• GIVEN REQUEST:
Retype nothing but the lines from the start of the material up to and including the line with "const chart = echarts.init(document.getElementById('chart'));". Pictures don't belong in the copy.

[Start of DATASET EXCERPT]

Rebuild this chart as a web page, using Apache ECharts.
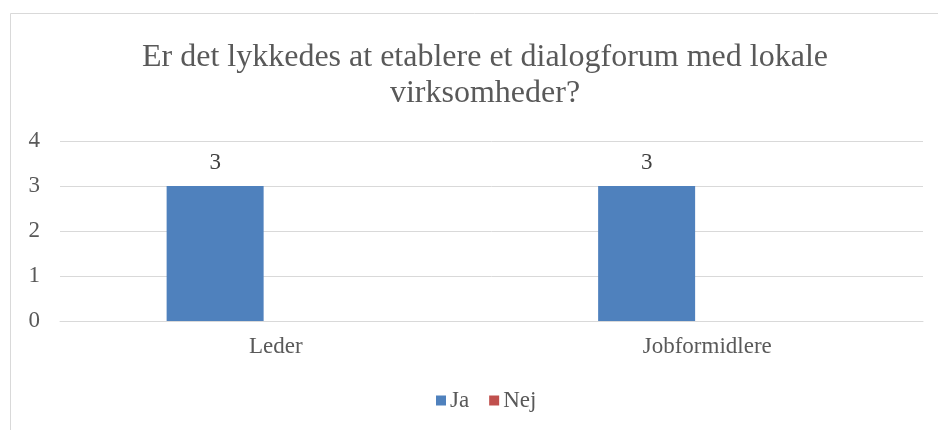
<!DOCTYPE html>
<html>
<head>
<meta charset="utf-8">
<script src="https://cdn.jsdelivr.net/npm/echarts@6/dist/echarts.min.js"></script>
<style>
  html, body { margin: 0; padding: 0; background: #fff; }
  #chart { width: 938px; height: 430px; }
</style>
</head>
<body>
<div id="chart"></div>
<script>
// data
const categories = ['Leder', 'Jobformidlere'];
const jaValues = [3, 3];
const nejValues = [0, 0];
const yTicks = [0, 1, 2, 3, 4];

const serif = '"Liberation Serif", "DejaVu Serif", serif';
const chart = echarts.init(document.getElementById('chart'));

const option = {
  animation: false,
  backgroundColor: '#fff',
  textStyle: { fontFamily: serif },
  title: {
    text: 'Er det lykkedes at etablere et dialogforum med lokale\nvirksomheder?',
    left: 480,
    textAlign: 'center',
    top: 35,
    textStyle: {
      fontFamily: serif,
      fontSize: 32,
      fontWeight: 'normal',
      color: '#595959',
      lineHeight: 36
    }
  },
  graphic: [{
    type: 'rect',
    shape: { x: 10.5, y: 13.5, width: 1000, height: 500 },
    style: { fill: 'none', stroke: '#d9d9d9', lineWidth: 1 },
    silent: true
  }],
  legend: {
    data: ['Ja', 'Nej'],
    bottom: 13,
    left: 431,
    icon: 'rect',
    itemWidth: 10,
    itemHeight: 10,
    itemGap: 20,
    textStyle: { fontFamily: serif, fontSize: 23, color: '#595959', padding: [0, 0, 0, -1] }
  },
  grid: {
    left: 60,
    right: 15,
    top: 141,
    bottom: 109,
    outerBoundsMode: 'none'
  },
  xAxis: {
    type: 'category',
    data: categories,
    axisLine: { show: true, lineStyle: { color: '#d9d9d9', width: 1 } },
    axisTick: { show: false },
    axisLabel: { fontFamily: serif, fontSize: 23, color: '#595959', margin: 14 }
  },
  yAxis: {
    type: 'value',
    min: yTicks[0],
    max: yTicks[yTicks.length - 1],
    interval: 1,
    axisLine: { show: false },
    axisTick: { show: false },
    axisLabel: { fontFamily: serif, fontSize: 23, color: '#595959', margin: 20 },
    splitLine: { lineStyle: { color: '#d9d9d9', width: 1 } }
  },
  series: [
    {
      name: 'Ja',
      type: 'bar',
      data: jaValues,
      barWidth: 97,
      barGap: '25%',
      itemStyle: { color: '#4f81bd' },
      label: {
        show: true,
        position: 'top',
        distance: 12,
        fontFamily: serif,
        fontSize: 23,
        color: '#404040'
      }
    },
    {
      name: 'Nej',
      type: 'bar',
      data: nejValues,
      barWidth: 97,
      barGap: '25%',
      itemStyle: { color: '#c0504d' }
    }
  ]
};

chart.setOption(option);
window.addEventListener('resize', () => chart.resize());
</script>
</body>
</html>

[End of DATASET EXCERPT]

• WORKED ANSWER:
Rebuild this chart as a web page, using Apache ECharts.
<!DOCTYPE html>
<html>
<head>
<meta charset="utf-8">
<script src="https://cdn.jsdelivr.net/npm/echarts@6/dist/echarts.min.js"></script>
<style>
  html, body { margin: 0; padding: 0; background: #fff; }
  #chart { width: 938px; height: 430px; }
</style>
</head>
<body>
<div id="chart"></div>
<script>
// data
const categories = ['Leder', 'Jobformidlere'];
const jaValues = [3, 3];
const nejValues = [0, 0];
const yTicks = [0, 1, 2, 3, 4];

const serif = '"Liberation Serif", "DejaVu Serif", serif';
const chart = echarts.init(document.getElementById('chart'));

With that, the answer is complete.